Sometimes Pawn Possession does not complete on Client

Hello, I’m having a weird issue that may be Iris related (doesn’t seem to happen with Iris disabled). Sometimes during network lag or even during a normal connection the Client possession will not go all the way through. The server will be possessed to the pawn but the Client will not.

RetryClientRestart doesn’t seem to work at all and the Client Player Controller is stuck in a state with no pawn and no HUD and can’t do anything at all. There seems to be no way to recover from it.

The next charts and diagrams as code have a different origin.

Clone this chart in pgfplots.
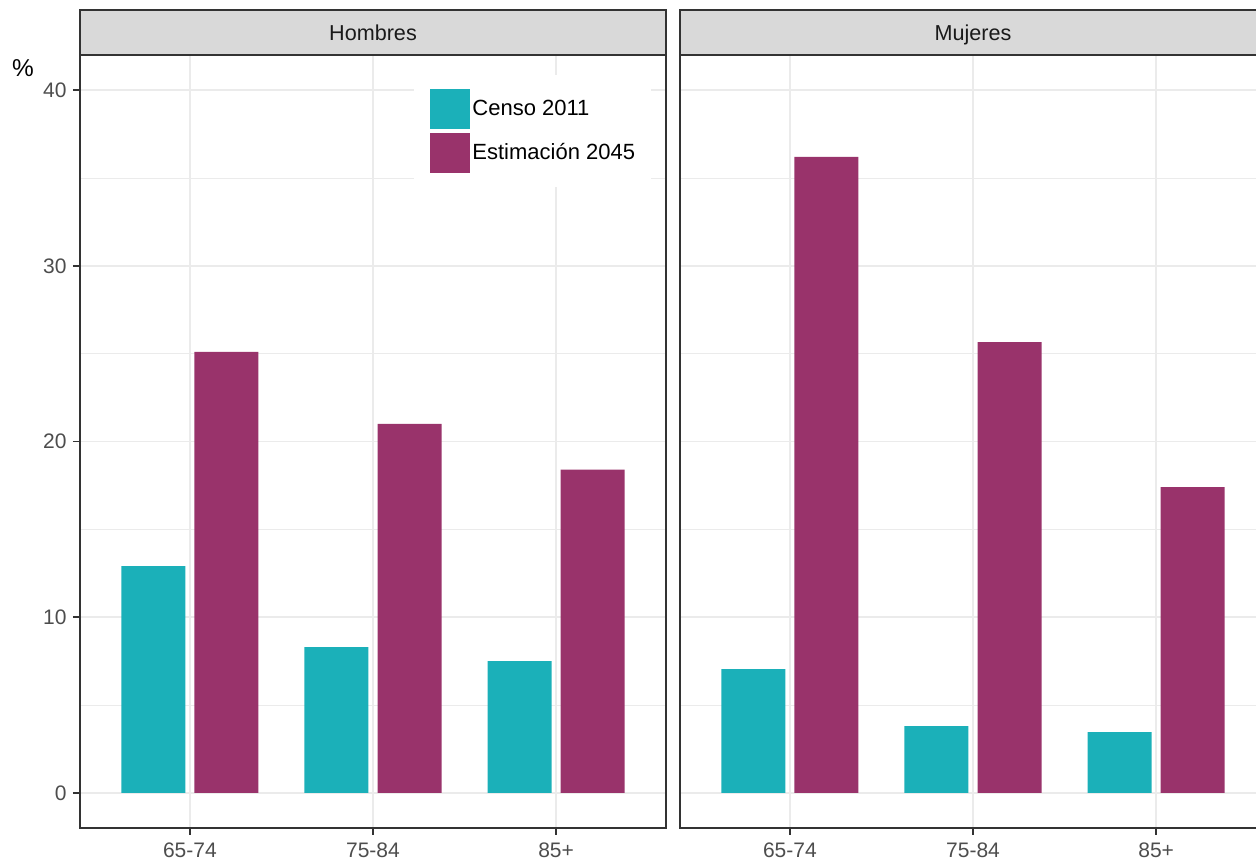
\documentclass[border=0pt]{standalone}
\usepackage{fontspec}
\setmainfont{Liberation Sans}
\usepackage{pgfplots}
\usepackage{pgfplotstable}
\pgfplotsset{compat=1.18}
\definecolor{censo}{RGB}{27,176,185}
\definecolor{estim}{RGB}{153,51,107}
\definecolor{grid92}{RGB}{235,235,235}
\definecolor{gray20}{RGB}{51,51,51}
\definecolor{gray30}{RGB}{77,77,77}
\definecolor{stripfill}{RGB}{217,217,217}
\definecolor{gray10}{RGB}{26,26,26}

\pgfplotstableread{
cat censo estim
1 12.9 25.1
2 8.3 21.0
3 7.5 18.4
}\hombres
\pgfplotstableread{
cat censo estim
1 7.05 36.2
2 3.8 25.65
3 3.45 17.4
}\mujeres

\pgfplotsset{
  sq legend/.style={legend image code/.code={\fill[##1] (0pt,-10pt) rectangle (20pt,10pt);}},
  panel/.style={
    scale only axis, width=293pt, height=386.5pt, anchor=south west,
    xmin=0.4, xmax=3.6, ymin=-2, ymax=42,
    xtick={1,2,3}, xticklabels={65-74,75-84,85+},
    ytick={0,10,20,30,40}, minor ytick={5,15,25,35},
    grid=both,
    major grid style={grid92, line width=0.9pt},
    minor grid style={grid92, line width=0.45pt},
    axis line style={gray20, line width=0.75pt},
    tick align=outside, xtick pos=bottom, ytick pos=left,
    major tick length=3.5pt,
    minor tick style={draw=none},
    tick style={gray20, line width=0.75pt},
    ticklabel style={font=\fontsize{10.5}{12}\selectfont, text=gray30},
    /pgf/number format/assume math mode=true,
    xticklabel style={anchor=north, inner sep=0pt, yshift=-3.5pt},
    yticklabel style={anchor=east, inner sep=0pt, xshift=-3pt},
  },
}

\begin{document}
\begin{tikzpicture}
\useasboundingbox (0,0) rectangle (628pt,430pt);
\clip (0,0) rectangle (628pt,430pt);

\begin{axis}[panel, at={(40pt,16pt)},
  legend style={at={(rel axis cs:0,1)}, anchor=north west, xshift=167pt, yshift=-10pt,
    fill=white, draw=none, inner xsep=8pt, inner ysep=7pt, row sep=2pt, column sep=1pt,
    font=\fontsize{11}{13}\selectfont, nodes={inner sep=0pt, text=black}},
  legend cell align=left]
\addplot[ybar, bar width=32pt, bar shift=-18.3pt, fill=censo, draw=none, sq legend] table[x=cat, y=censo] {\hombres};
\addplot[ybar, bar width=32pt, bar shift=18.3pt, fill=estim, draw=none, sq legend] table[x=cat, y=estim] {\hombres};
\legend{Censo 2011, Estimación 2045}
\end{axis}

\begin{axis}[panel, at={(340pt,16pt)}, yticklabels={}, y tick style={draw=none}]
\addplot[ybar, bar width=32pt, bar shift=-18.3pt, fill=censo, draw=none] table[x=cat, y=censo] {\mujeres};
\addplot[ybar, bar width=32pt, bar shift=18.3pt, fill=estim, draw=none] table[x=cat, y=estim] {\mujeres};
\end{axis}

\draw[gray20, line width=0.75pt, fill=stripfill] (40pt,402.5pt) rectangle (333pt,425pt);
\node[anchor=base, inner sep=0pt, font=\fontsize{10.8}{13}\selectfont, text=gray10] at (186.5pt,409.9pt) {Hombres};
\draw[gray20, line width=0.75pt, fill=stripfill] (340pt,402.5pt) rectangle (633pt,425pt);
\node[anchor=base, inner sep=0pt, font=\fontsize{10.8}{13}\selectfont, text=gray10] at (486.5pt,409.9pt) {Mujeres};
\node[font=\fontsize{12.2}{14}\selectfont, text=black] at (11.5pt,396pt) {\%};
\end{tikzpicture}
\end{document}
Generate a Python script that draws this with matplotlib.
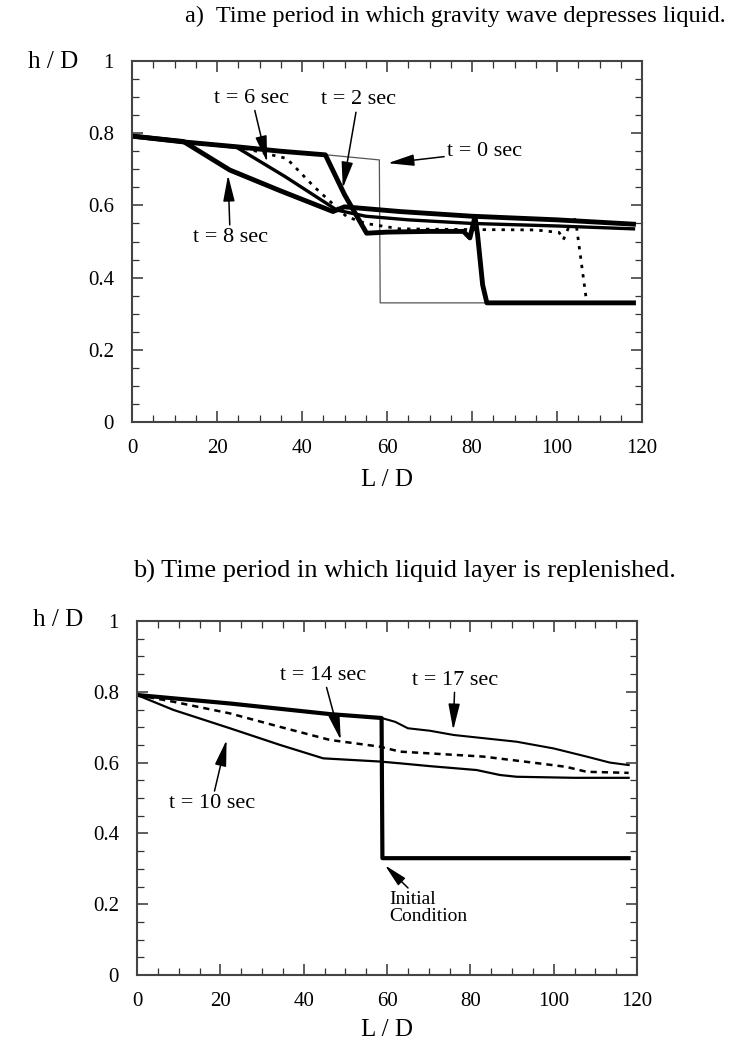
import numpy as np
import matplotlib
matplotlib.use("Agg")
from matplotlib import pyplot as plt

plt.rcParams['font.family'] = ['Liberation Serif', 'DejaVu Serif']

# ---- panel a: gravity wave depresses liquid ----
x_a0 = [0, 58.2, 58.4, 118]
y_a0 = [0.792, 0.726, 0.33, 0.33]

x_a2 = [0, 12, 25, 35, 45.5, 50, 55.2, 60, 70, 78, 79.5, 80.7, 81.3, 82.5, 83.5, 118]
y_a2 = [0.792, 0.776, 0.762, 0.75, 0.74, 0.63, 0.523, 0.526, 0.528, 0.528, 0.51, 0.569, 0.52, 0.38, 0.33, 0.33]

x_a4 = [0, 12, 25, 36.4, 43, 50.5, 55, 63, 80, 95, 100.5, 101.5, 103.9, 104.6, 107, 118]
y_a4 = [0.792, 0.776, 0.762, 0.73, 0.65, 0.569, 0.55, 0.535, 0.533, 0.532, 0.525, 0.505, 0.571, 0.54, 0.33, 0.33]

x_a6 = [0, 12, 24.6, 36, 48.2, 55, 65, 80, 100, 118]
y_a6 = [0.792, 0.776, 0.761, 0.68, 0.587, 0.57, 0.56, 0.55, 0.543, 0.535]

x_a8 = [0, 12.1, 23, 35, 47.3, 50, 63, 80, 100, 118]
y_a8 = [0.792, 0.777, 0.698, 0.64, 0.583, 0.596, 0.583, 0.57, 0.56, 0.548]

# ---- panel b: liquid layer replenished ----
x_init = [0, 22.3, 46.3, 58.7, 58.9, 118]
y_init = [0.791, 0.767, 0.737, 0.726, 0.33, 0.33]

x_b10 = [0, 8.7, 22.3, 34.3, 44.7, 58.3, 63.1, 70.3, 81.5, 87.1, 91.1, 105, 118]
y_b10 = [0.791, 0.749, 0.697, 0.65, 0.612, 0.603, 0.598, 0.59, 0.579, 0.565, 0.56, 0.557, 0.557]

x_b14 = [0, 8.7, 22.3, 34.3, 46.3, 58.3, 63.1, 70.3, 83.1, 95, 103, 107.9, 118]
y_b14 = [0.791, 0.772, 0.739, 0.701, 0.664, 0.645, 0.631, 0.626, 0.617, 0.6, 0.588, 0.574, 0.571]

x_b17 = [0, 22.3, 46.3, 58.7, 62, 65, 70.3, 76, 91.1, 100, 107.9, 113.5, 118]
y_b17 = [0.791, 0.767, 0.737, 0.726, 0.715, 0.697, 0.69, 0.678, 0.659, 0.64, 0.617, 0.6, 0.593]

x_ticks = [0, 20, 40, 60, 80, 100, 120]
y_ticks = [0, 0.2, 0.4, 0.6, 0.8, 1]
y_ticklabels = ['0', '0.2', '0.4', '0.6', '0.8', '1']


def style_axes(ax):
    ax.set_xlim(0, 120)
    ax.set_ylim(0, 1)
    ax.set_xticks(x_ticks)
    ax.set_xticks(np.arange(0, 121, 5), minor=True)
    ax.set_yticks(y_ticks)
    ax.set_yticklabels(y_ticklabels)
    ax.set_yticks(np.arange(0, 1.001, 0.05), minor=True)
    ax.tick_params(which='both', direction='in', top=True, right=True,
                   labelsize=15, color='#333333')
    ax.tick_params(axis='x', pad=12)
    ax.tick_params(axis='y', pad=13)
    ax.tick_params(which='major', length=8, width=1.1)
    ax.tick_params(which='minor', length=5, width=0.9)
    for s in ax.spines.values():
        s.set_linewidth(1.5)
        s.set_color('#444444')


arrow = dict(arrowstyle='-|>,head_length=1.0,head_width=0.22', color='black',
             lw=1.1, shrinkA=0, shrinkB=0)

fig = plt.figure(figsize=(7.36, 10.51), dpi=100)

# panel a
ax1 = fig.add_axes([132/736, 1-422/1051, 510/736, 361/1051])
style_axes(ax1)
ax1.plot(x_a0, y_a0, color='#555555', lw=0.9)
ax1.plot(x_a8, y_a8, color='black', lw=3.5)
ax1.plot(x_a6, y_a6, color='black', lw=2.4)
ax1.plot(x_a4, y_a4, color='black', lw=2.0, ls=(0, (1.2, 2.2)))
ax1.plot(x_a2, y_a2, color='black', lw=3.5)

ax1.annotate('t = 6 sec', xy=(31.8, 0.72), xytext=(28.2, 0.897), fontsize=16,
             ha='center', va='center', arrowprops=arrow)
ax1.annotate('t = 2 sec', xy=(49.6, 0.648), xytext=(53.2, 0.892), fontsize=16,
             ha='center', va='center', arrowprops=arrow)
ax1.annotate('t = 8 sec', xy=(22.6, 0.684), xytext=(23.1, 0.512), fontsize=16,
             ha='center', va='center', arrowprops=arrow)
ax1.annotate('t = 0 sec', xy=(60.2, 0.717), xytext=(74.1, 0.748), fontsize=16,
             ha='left', va='center', arrowprops=arrow)

fig.text(455/736, 1-16/1051, 'a)  Time period in which gravity wave depresses liquid.',
         ha='center', va='center', fontsize=17.5)
fig.text(53/736, 1-62/1051, 'h / D', ha='center', va='center', fontsize=18)
ax1.set_xlabel('L / D', fontsize=18, labelpad=8)

# panel b
ax2 = fig.add_axes([137/736, 1-975/1051, 500/736, 354/1051])
style_axes(ax2)
ax2.plot(x_b10, y_b10, color='black', lw=1.6)
ax2.plot(x_b14, y_b14, color='black', lw=1.8, ls=(0, (2.5, 2.0)))
ax2.plot(x_b17, y_b17, color='black', lw=1.5)
ax2.plot(x_init, y_init, color='black', lw=3.0)

ax2.annotate('t = 14 sec', xy=(48.9, 0.664), xytext=(44.7, 0.847), fontsize=16,
             ha='center', va='center', arrowprops=arrow)
ax2.annotate('t = 17 sec', xy=(75.9, 0.692), xytext=(76.3, 0.833), fontsize=16,
             ha='center', va='center', arrowprops=arrow)
ax2.annotate('t = 10 sec', xy=(21.5, 0.664), xytext=(17.9, 0.485), fontsize=16,
             ha='center', va='center', arrowprops=arrow)
ax2.annotate('Initial\nCondition', xy=(59.5, 0.31), xytext=(60.5, 0.19), fontsize=14,
             ha='left', va='center', linespacing=1.0, arrowprops=arrow)

fig.text(404/736, 1-571/1051, 'b) Time period in which liquid layer is replenished.',
         ha='center', va='center', fontsize=19)
fig.text(58/736, 1-620/1051, 'h / D', ha='center', va='center', fontsize=18)
ax2.set_xlabel('L / D', fontsize=18, labelpad=6)

fig.savefig('out.png', dpi=100)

Our game makes use of a lot of Possessing and Unpossessing as you can “Meld” into any pawn in the area at a fairly quick rate. However, sometimes ClientRestart() will get a null pawn and once that happens it can’t recover as it seems to refuse to get a replicated pawn passed to it.

I tried to manually send/request the pawn from the Server however the Client seems to always have a null pawn even when I pass a valid one to it so it can run ClientRestart(). Here is my attempted workaround.

This seems like an issue where the Pawn simply doesn’t exist on the Client side and there is no open channel from the Server to the Client for that particular pawn. I’m running a debug now to try and get more info, but i’ve been trying to figure this out for a few days so I figured i’d post sooner rather than later. Thank you!

`void ARingPlayerController::SERVER_RetryClientRestart_Implementation()
{
ReplicateImmediately(GetPawn()); // Tries to force it to replicate and be relevant for clients

UE_LOG(LogPlayerController, Verbose, TEXT(“SERVER_RetryClientRestart_Implementation %s”), *GetNameSafe(GetPawn()));

ClientRestart(GetPawn());
CLIENT_PawnMelded(GetPawn());
}

void APlayerController::ClientRestart_Implementation(APawn* NewPawn)
{
UE_LOG(LogPlayerController, Verbose, TEXT(“ClientRestart_Implementation %s”), *GetNameSafe(NewPawn));
// NewPawn always ends up bieng null
…`

Steps to Reproduce

Update: I switched it up and used SetPawn() instead when asking the server to RetryClientRestart then when that decides to replicate I call ClientRestart(), that seems to have fixed my issue. However, I think the actual issue is that sometimes the Iris Implementation AddDependentActor may not reliably update the Pawn on the Client side, but that’s my guess. This doesn’t happen when not using Iris.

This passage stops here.